The Kumbh Mela Festival is one of the world’s largest gatherings of people with tens of millions of people coming to bathe and pray in the Ganges EVERY DAY, for over a month! The Kumbh Mela festival this year (2013) was held at Allahabad, and is held here every twelve years. There are several different smaller forms of the Kumbh Mela, which are often celebrated, in other locations, every third year, though the one this year (the Maha Kumbh) is held every 144 years… I hope I’m making sense, and I hope I’m right. It’s a little confusing.
The reason we came to the North of India, instead of flying straight down south to the beaches, where we were originally going to start, was that we wanted to experience the Kumbh Mela – specifically, the final, special bathing day, on the 25th February.

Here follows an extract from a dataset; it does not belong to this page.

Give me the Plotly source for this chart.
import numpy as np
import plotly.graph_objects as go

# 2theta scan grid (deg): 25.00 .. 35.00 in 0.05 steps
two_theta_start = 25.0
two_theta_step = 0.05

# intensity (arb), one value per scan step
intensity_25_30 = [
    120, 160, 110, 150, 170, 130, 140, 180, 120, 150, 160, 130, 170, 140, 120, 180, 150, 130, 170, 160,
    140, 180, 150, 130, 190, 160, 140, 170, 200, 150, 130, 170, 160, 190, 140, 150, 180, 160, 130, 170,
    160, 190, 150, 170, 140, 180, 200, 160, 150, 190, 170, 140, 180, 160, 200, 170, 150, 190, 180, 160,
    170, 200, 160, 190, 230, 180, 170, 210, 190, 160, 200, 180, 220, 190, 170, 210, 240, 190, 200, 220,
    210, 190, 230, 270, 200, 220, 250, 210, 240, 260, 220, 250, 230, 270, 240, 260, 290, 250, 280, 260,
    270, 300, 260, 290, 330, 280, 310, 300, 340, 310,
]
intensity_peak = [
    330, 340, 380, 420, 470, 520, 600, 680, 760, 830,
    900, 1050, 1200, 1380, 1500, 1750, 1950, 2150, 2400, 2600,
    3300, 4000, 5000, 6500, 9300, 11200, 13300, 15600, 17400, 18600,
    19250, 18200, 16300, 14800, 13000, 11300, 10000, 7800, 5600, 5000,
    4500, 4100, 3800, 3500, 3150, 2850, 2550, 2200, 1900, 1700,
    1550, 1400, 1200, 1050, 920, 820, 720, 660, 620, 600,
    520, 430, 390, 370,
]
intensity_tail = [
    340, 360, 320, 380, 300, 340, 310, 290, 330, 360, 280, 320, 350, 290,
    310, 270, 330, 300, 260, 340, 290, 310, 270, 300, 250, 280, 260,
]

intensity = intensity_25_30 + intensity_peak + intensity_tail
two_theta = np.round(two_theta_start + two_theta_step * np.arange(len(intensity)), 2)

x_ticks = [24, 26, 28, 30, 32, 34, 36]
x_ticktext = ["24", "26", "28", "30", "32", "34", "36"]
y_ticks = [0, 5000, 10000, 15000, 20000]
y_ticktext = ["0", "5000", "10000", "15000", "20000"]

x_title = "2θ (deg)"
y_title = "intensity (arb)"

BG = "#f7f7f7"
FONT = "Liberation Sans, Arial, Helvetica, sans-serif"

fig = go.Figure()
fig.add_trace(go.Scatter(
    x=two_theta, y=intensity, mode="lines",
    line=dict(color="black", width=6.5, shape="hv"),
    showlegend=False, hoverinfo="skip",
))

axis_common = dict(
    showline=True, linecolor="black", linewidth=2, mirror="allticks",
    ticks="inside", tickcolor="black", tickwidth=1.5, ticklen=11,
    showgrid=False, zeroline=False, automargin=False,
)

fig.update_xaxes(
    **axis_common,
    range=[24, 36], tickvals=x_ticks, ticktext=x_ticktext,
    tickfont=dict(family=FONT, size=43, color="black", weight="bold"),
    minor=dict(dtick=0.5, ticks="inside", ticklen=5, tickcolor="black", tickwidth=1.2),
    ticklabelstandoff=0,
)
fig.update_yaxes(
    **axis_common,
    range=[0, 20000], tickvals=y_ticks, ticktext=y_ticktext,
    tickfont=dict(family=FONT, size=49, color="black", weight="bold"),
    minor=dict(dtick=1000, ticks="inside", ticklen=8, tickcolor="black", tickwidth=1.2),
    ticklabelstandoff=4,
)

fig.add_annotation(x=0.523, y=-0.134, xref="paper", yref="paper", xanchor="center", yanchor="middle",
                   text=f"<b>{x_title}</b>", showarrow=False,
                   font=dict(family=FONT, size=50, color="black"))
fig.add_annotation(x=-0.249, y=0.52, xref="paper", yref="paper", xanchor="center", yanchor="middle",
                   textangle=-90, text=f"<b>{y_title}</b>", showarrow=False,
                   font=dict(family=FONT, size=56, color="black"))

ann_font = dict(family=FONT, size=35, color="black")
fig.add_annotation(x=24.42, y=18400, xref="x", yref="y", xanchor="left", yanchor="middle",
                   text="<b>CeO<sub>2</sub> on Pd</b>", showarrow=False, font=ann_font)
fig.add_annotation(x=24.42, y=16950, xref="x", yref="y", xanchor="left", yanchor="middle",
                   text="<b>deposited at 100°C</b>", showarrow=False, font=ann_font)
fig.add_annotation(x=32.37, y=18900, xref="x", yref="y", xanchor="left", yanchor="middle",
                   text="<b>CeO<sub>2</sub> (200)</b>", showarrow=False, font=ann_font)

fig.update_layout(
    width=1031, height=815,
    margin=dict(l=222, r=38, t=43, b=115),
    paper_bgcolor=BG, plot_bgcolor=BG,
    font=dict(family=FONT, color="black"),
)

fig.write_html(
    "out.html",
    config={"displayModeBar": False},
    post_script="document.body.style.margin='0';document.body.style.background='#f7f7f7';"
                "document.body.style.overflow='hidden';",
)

So, after taking the three-and-a-half hour taxi ride from Varanasi to Allahabad, arriving at 4am, we departed from the car, our taxi driver parking up to wait for us. In the dark we followed the masses down a long road, where no vehicles were allowed, to the Ganges. The walk took a little over an hour, and I was pretty surprised that considering the masses of people, there was hardly any noise. Many people, especially the women and the elderly were walking with no shoes, and they looked exhausted, and in pain. People were carrying large, heavy bags on their heads, which I am amazed about – surely it can’t be easier than carrying them? Maybe I will try it.

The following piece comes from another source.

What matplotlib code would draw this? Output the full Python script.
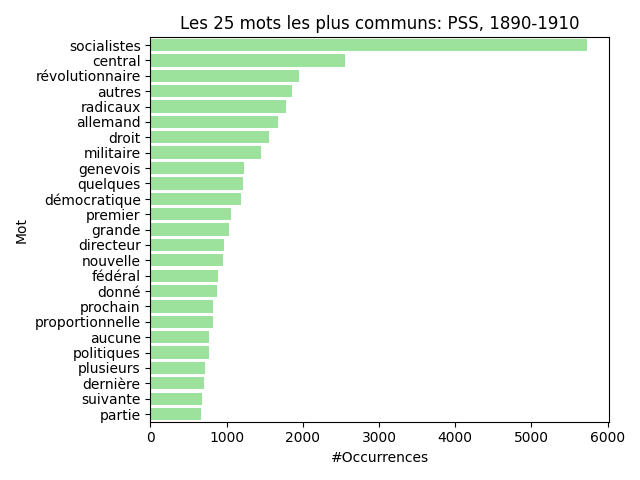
import matplotlib
matplotlib.use("Agg")
import matplotlib.pyplot as plt
import seaborn as sns
import pandas as pd

words = ["socialistes", "central", "révolutionnaire", "autres", "radicaux", "allemand",
         "droit", "militaire", "genevois", "quelques", "démocratique", "premier", "grande",
         "directeur", "nouvelle", "fédéral", "donné", "prochain", "proportionnelle",
         "aucune", "politiques", "plusieurs", "dernière", "suivante", "partie"]
counts = [5733, 2558, 1955, 1863, 1784, 1679, 1561, 1456, 1233, 1220, 1194, 1063, 1036,
          971, 958, 892, 879, 826, 822, 774, 770, 721, 708, 682, 669]

df = pd.DataFrame({"Mot": words, "#Occurrences": counts})

fig, ax = plt.subplots(figsize=(6.4, 4.8), dpi=100)
sns.barplot(data=df, x="#Occurrences", y="Mot", color="lightgreen", ax=ax)
ax.set_title("Les 25 mots les plus communs: PSS, 1890-1910")
fig.tight_layout()
fig.savefig("out.png")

Finally, we came to the pilgrimage site, though it was a long time and a lot of walking later, until we saw the River Ganges. Before that, we had to pass the land on which people, scattered everywhere, were squatting down to excrete. Dodging piles of human poo was a big concern at this point. When we eventually came to the river, the sun was beginning to rise.
It was beautiful seeing people offering their candles down the river, and praying. Millions of men, women, and children were bathing, praying, singing, fully-clothed in the murky waters of the Ganges. I saw many filling their empty water bottles with the ‘holy’ water, and I saw many drinking the water… I wouldn’t advise it.
Though the sanitary conditions were absolutely appalling, as you would expect, it was beautiful at the same time to see such a gathering of people, in such a surreal place, with the orange sun rising behind the scene, and seeing everyone totally devoted to their religion. Here, everyone was the same – no prejudice against the poor or the old, and there were mass feedings for all, completely free.
We walked around with the masses for hours, over the long, one-way bridges which took us to the other side of the river and up the hills. We saw a parade of people following the orange-dressed gurus, and we saw the naked sadhus painted in white ash, high on chillum. Sadly, we didn’t see any of the really holy men bathing which was what we wanted to see, but what we did see was truly unimaginable – beyond words. Photos couldn’t do it justice, though I have added some on here anyway, which aren’t the best as I was trying to be subtle.